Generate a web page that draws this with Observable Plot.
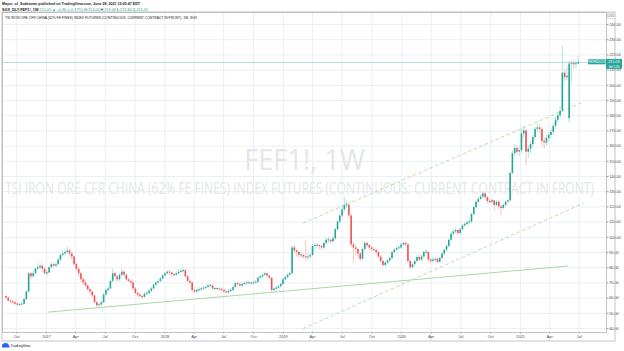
<!DOCTYPE html>
<html><head><meta charset="utf-8">
<script src="https://cdn.jsdelivr.net/npm/d3@7"></script>
<script src="https://cdn.jsdelivr.net/npm/@observablehq/plot@0.6"></script>
<style>
html,body{margin:0;padding:0;background:#fff;width:624px;height:351px;overflow:hidden}
#chart svg{display:block}
</style></head>
<body><div id="chart"></div>
<script>
// ---- data (weekly candles, SGX FEF1!) ----
const weekStart = "2016-08-29";
const closes = [
60,58,57.5,57,56,55.5,55.5,56,59,64,
76,74,76,79,80,81,79,76,76.5,80,
82,81,82,85,88,89,90,91,89,87,
82,79,76,72,70,68,65.5,64,61.5,57,
55,55.5,57,62,65,66,71,76,74,72,
75,77,75,72,71,70,66,63,62,61,
60.5,62.5,63,64.5,66,68.5,70,71,72.5,74.5,
76,77,76.5,75.5,75,76,77,77.5,78,74,
71,70,65,64,65,65.5,66,66.5,67,68,
68,66,66,66,65.5,65,64,63.5,64.5,65,
67,69.5,69,68,69,69.5,70,69.5,69.5,70,
70.5,73,74,75,76,74.5,73,65,66,66.5,
67.5,69,72,73.5,75,76,93,91,90,88,
88,87,86.5,87,88,94,94.5,94.5,94,93,
96,98,98,97,99,105,110,114,118,121,
121,114,95,93,92,89,85.5,92,96,94.5,
93,92,91.3,90,87,84,81.5,83,84.5,86,
90,91.5,92.6,93,95,96,95,84,80,82,
84,86.7,85,87,90,90,85,84,85,85.5,
83.5,86,89,91.5,94,98,102,103.5,104.5,102.5,
105,107.5,108.5,109.5,110,115,119.5,123,125,126.5,
128.5,126,123.5,123,124,121,123,120,119,121,
123,124,142,155,158.5,156,157,168,170,156,
158,161,165.7,171,172,171,163,162,165,167,
169,173,177,180,183,208,205,206,214,214.5,
213.5,214.25,215.05
];
const highs = [
62,61,59,58.5,58,57,56.5,57,60,65,
77,77,78,80,82,83,82,80,78,81,
83.5,83,83.5,86,89,91,91.5,94,92,90,
88,83,80,77,73.5,72,69,67,65,62,
58,56.5,58,63,66,67.5,72,79,77,75,
76,79,78,76,73,72,71,67,64,63,
62,63.5,64.5,65.5,67,69.5,71,72,73.5,75.5,
77,78,78,77,76.5,77.5,78.5,79,80,79,
75,72,70.5,66,66,67,67,67.5,68,69,
69,68.5,67,67,66.5,66.5,66,64.5,65.5,66,
68,70.5,70.5,70,70,70.5,71,71,70.5,71,
71.5,74,75,76.5,77,77,75,73.5,67,67.5,
68.5,70,73,74.5,76,77,94,94.5,92,91,
90,89,98,89,89.5,95.5,96,96,95.5,95,
97,99.5,100,99,100,106,111,115.5,119.5,126,
124,122,115,97,95,93,90,93,97,97,
95.5,94,93,92,91,88,85,84,85.5,87,
91,92.5,94,94.5,96,97,97,96,85,83.5,
85.5,88,88,88.5,91.5,92,90.5,86,86.5,87,
86.5,87,90,92.5,95,99,103,105,106,105.5,
106,108.5,110,111,112,116,120.5,124,126.5,128,
130,129,127,125,125.5,124.5,124,124,121,122,
124,125,143,157,161,160,160,172,173,171,
160,163,167,172.5,175,174,172,165,167,169,
171,175,179,182,186,226,210,212,216,216,
217,216,219
];
const lows = [
59,57.5,56.5,56,55,54.5,54.5,55,55.5,58.5,
63.5,72,73,75,78,79,77,75,74.5,76,
79,80,80,81.5,84,87,88,89,87.5,85,
81,77.5,74,70.5,68,66.5,64,62.5,60,56,
53.5,54,54.5,56.5,61,64,65.5,70,72.5,71,
71,74,73,71,70,68.5,65,62,60.5,60,
59,60,61.5,62,63.5,65.5,67.5,69,70,72,
74,75,75,74,74,74.5,75,76,76.5,73,
70,68.5,64,63,63,64,64.5,65,65.5,66,
66.5,65,65,64.5,64.5,64,63,62.5,62.5,63.5,
64.5,66.5,68,67,67,68,68.5,68.5,68.5,68.5,
69,70,72,73,74,73.5,72,64,64,65,
65.5,66.5,68.5,71,72.5,74,75.5,89,87,86,
86,85.5,84,85,86,87.5,92,93,92,91.5,
92,95,96,95.5,96,98,104,109,113,117,
119,112,93,83,88,86,84,85,91,93,
91.5,90.5,90,88.5,86,83,80.5,80.5,82,83.5,
85,89,90.5,91.5,92,94,93.5,83,78.5,79,
81,83,84,84,86,88.5,83.5,82.5,83,84,
82.5,83,85,88,90.5,93,97,101,102,101,
101.5,104,106.5,107.5,108,109,114,118.5,122,124,
125,124.5,122,121.5,122,117,120,118,114,118,
120,122,123,141,153,154,153,155,165,147,
152,155,159,164,169,168,160,158,160,163,
165,167,171,175,178,182,202,203,175,202,
210,211,213.8
];
const firstOpen = 61;
const gapOpens = [[248, 178], [252, 214]];
const yTicks = [40,50,60,70,80,90,100,110,120,130,140,150,160,170,180,190,200,210,220,230,240];
const xTickDates = ["2016-10-01","2017-01-01","2017-04-01","2017-07-01","2017-10-01","2018-01-01","2018-04-01","2018-07-01","2018-10-01","2019-01-01","2019-04-01","2019-07-01","2019-10-01","2020-01-01","2020-04-01","2020-07-01","2020-10-01","2021-01-01","2021-04-01","2021-07-01"];
const xTickLabels = ["Oct","2017","Apr","Jul","Oct","2018","Apr","Jul","Oct","2019","Apr","Jul","Oct","2020","Apr","Jul","Oct","2021","Apr","Jul"];
const trendSolid = [["2017-01-08", 50.8], ["2021-05-27", 81.1]];
const channelUpper = [["2019-03-03", 109.3], ["2021-07-13", 189]];
const channelLower = [["2019-03-03", 40], ["2021-07-13", 122.3]];
const symbolText = "FEF1!, 1W";
const longName = "TSI IRON ORE CFR CHINA (62% FE FINES) INDEX FUTURES (CONTINUOUS: CURRENT CONTRACT IN FRONT)";
const headerLine1 = "Mayur_of_Sodetown published on TradingView.com, June 28, 2021 12:05:47 EDT";
const headerLine2 = [["SGX_DLY:FEF1!, 1W ", 0], ["215.05 \u25B2 +0.80 (+0.37%) ", 1], ["O:", 0], ["214.00 ", 1], ["H:", 0], ["219.00 ", 1], ["L:", 0], ["213.80 ", 1], ["C:", 0], ["215.05", 1]];
const paneLegend = "TSI IRON ORE CFR CHINA (62% FE FINES) INDEX FUTURES (CONTINUOUS: CURRENT CONTRACT IN FRONT), 1W, SGX";
const contractLabel = "FEFN2021";
const countdown = "6d 12h";

// ---- build candles ----
const t0 = Date.parse(weekStart);
const bars = closes.map((c, i) => {
  let o = i === 0 ? firstOpen : closes[i - 1];
  const g = gapOpens.find(d => d[0] === i);
  if (g) o = g[1];
  return {date: new Date(t0 + i * 7 * 864e5), open: o, close: c,
    high: Math.max(highs[i], o, c), low: Math.min(lows[i], o, c)};
});
const up = bars.filter(d => d.close >= d.open);
const dn = bars.filter(d => d.close < d.open);
const bodyY1 = d => Math.abs(d.close - d.open) < 0.7 ? (d.open + d.close) / 2 - 0.35 : d.open;
const bodyY2 = d => Math.abs(d.close - d.open) < 0.7 ? (d.open + d.close) / 2 + 0.35 : d.close;
const toLine = arr => arr.map(([d, v]) => ({date: new Date(d), value: v}));
const labelByTime = new Map(xTickDates.map((d, i) => [+new Date(d), xTickLabels[i]]));
const last = bars[bars.length - 1];

const TEAL = "#26a69a", RED = "#ef5350", GRID = "#eceff5", FONT = "Liberation Sans, Arial, sans-serif";

const plot = Plot.plot({
  width: 624, height: 351,
  marginTop: 12, marginBottom: 19, marginLeft: 2, marginRight: 18,
  x: {type: "utc", domain: [new Date("2017-01-01"), new Date("2021-01-01")], range: [46, 520], axis: null},
  y: {domain: [40, 240], range: [328, 24], axis: null},
  style: {background: "#ffffff", fontFamily: FONT, overflow: "visible"},
  marks: [
    Plot.ruleY(yTicks, {stroke: GRID, strokeWidth: 1}),
    Plot.ruleX(xTickDates.map(d => new Date(d)), {stroke: GRID, strokeWidth: 1}),
    Plot.text([symbolText], {frameAnchor: "middle", dy: -12, fontSize: 30, fill: "#e4e6ea", fontFamily: "Open Sans", className: "wm1"}),
    Plot.text([longName], {frameAnchor: "middle", dx: -5, dy: 16, fontSize: 16, fill: "#e4e6ea", fontFamily: "Open Sans", className: "wm2"}),
    Plot.ruleY([last.close], {stroke: TEAL, strokeOpacity: 0.35, strokeWidth: 1}),
    Plot.line(toLine(trendSolid), {x: "date", y: "value", stroke: "#a9d8a3", strokeWidth: 1}),
    Plot.line(toLine(channelUpper), {x: "date", y: "value", stroke: "#b9e2ad", strokeWidth: 1, strokeDasharray: "3,3"}),
    Plot.line(toLine(channelLower), {x: "date", y: "value", stroke: "#b9e2ad", strokeWidth: 1, strokeDasharray: "3,3"}),
    Plot.ruleX(up, {x: "date", y1: "low", y2: "high", stroke: "#a3d9d3", strokeWidth: 0.8}),
    Plot.ruleX(dn, {x: "date", y1: "low", y2: "high", stroke: "#f6b8b6", strokeWidth: 0.8}),
    Plot.ruleX(up, {x: "date", y1: bodyY1, y2: bodyY2, stroke: TEAL, strokeWidth: 1.6}),
    Plot.ruleX(dn, {x: "date", y1: bodyY1, y2: bodyY2, stroke: RED, strokeWidth: 1.6}),
    Plot.axisY(yTicks, {anchor: "right", tickSize: 1.5, tickPadding: 1.2, fontSize: 3.8, tickFormat: d => d.toFixed(2), color: "#444", stroke: "#9598a1"}),
    Plot.axisX(xTickDates.map(d => new Date(d)), {anchor: "bottom", tickSize: 1.5, tickPadding: 1.5, fontSize: 3.8, tickFormat: d => labelByTime.get(+d), color: "#444", stroke: "#9598a1"}),
    Plot.frame({stroke: "#b2b5be", strokeWidth: 0.8})
  ]
});
document.getElementById("chart").appendChild(plot);

// ---- decorations ----
const svg = d3.select(plot);
// squeeze the watermark texts horizontally (reference is horizontally compressed)
function squeeze(sel, target) {
  sel.each(function () {
    const bb = this.getBBox();
    const cx = bb.x + bb.width / 2, sx = target / bb.width;
    this.setAttribute("transform",
      (this.getAttribute("transform") || "") + ` translate(${cx},0) scale(${sx},1) translate(${-cx},0)`);
  });
}
squeeze(svg.selectAll(".wm1 text"), 121);
squeeze(svg.selectAll(".wm2 text"), 590);

// outer pane border around axes
svg.append("rect").attr("x", 2).attr("y", 12).attr("width", 613).attr("height", 329)
  .attr("fill", "none").attr("stroke", "#b2b5be").attr("stroke-width", 0.8);

const deco = svg.append("g").attr("text-anchor", "start").attr("font-family", FONT);
// header line 1
deco.append("text").attr("x", 2).attr("y", 5).attr("font-size", 3.8).attr("font-weight", 700)
  .attr("fill", "#131722")
  .attr("textLength", 138).attr("lengthAdjust", "spacingAndGlyphs").text(headerLine1);
// header line 2
const h2 = deco.append("text").attr("x", 2).attr("y", 10.5).attr("font-size", 3.8)
  .attr("textLength", 146).attr("lengthAdjust", "spacingAndGlyphs");
headerLine2.forEach(([s, c], i) => h2.append("tspan").attr("fill", c ? TEAL : "#131722")
  .attr("font-weight", i === 0 ? 700 : 400).text(s));
// pane legend
deco.append("text").attr("x", 5).attr("y", 18.5).attr("font-size", 3.8)
  .attr("fill", "#131722").attr("textLength", 192).attr("lengthAdjust", "spacingAndGlyphs").text(paneLegend);

// USD box
deco.append("rect").attr("x", 607.5).attr("y", 13.5).attr("width", 7).attr("height", 5)
  .attr("fill", "#fff").attr("stroke", "#c5c8d0").attr("stroke-width", 0.5);
deco.append("text").attr("x", 611).attr("y", 17.2).attr("text-anchor", "middle").attr("font-size", 3)
  .attr("fill", "#666").text("USD");

// last price labels
const py = plot.scale("y").apply(last.close);
deco.append("rect").attr("x", 606).attr("y", py - 3).attr("width", 16).attr("height", 10).attr("fill", TEAL);
deco.append("text").attr("x", 614).attr("y", py + 1.3).attr("text-anchor", "middle").attr("font-size", 3.8)
  .attr("fill", "#fff").text(last.close.toFixed(2));
deco.append("text").attr("x", 614).attr("y", py + 5.6).attr("text-anchor", "middle").attr("font-size", 3.5)
  .attr("fill", "#fff").text(countdown);
deco.append("rect").attr("x", 588).attr("y", py - 2.6).attr("width", 17.5).attr("height", 5).attr("fill", TEAL);
deco.append("text").attr("x", 596.7).attr("y", py + 1.2).attr("text-anchor", "middle").attr("font-size", 3.5)
  .attr("fill", "#fff").text(contractLabel);

// TradingView footer logo
const lg = deco.append("g").attr("transform", "translate(2,342.5)");
lg.append("path").attr("d", "M0,5 L0,3 Q0,1 2,1 Q3,-0.5 4.5,0.8 Q6.5,0.6 6.8,2.8 Q8,3.4 7.6,5 Z").attr("fill", "#2962ff");
deco.append("text").attr("x", 10.5).attr("y", 347.3).attr("font-size", 4.2)
  .attr("fill", "#131722").attr("textLength", 20).attr("lengthAdjust", "spacingAndGlyphs").text("TradingView");
</script>
</body></html>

• _What to produce_
Across the material above, how many lines include the string "this"? Only the number is wanted.

• _Reply_
4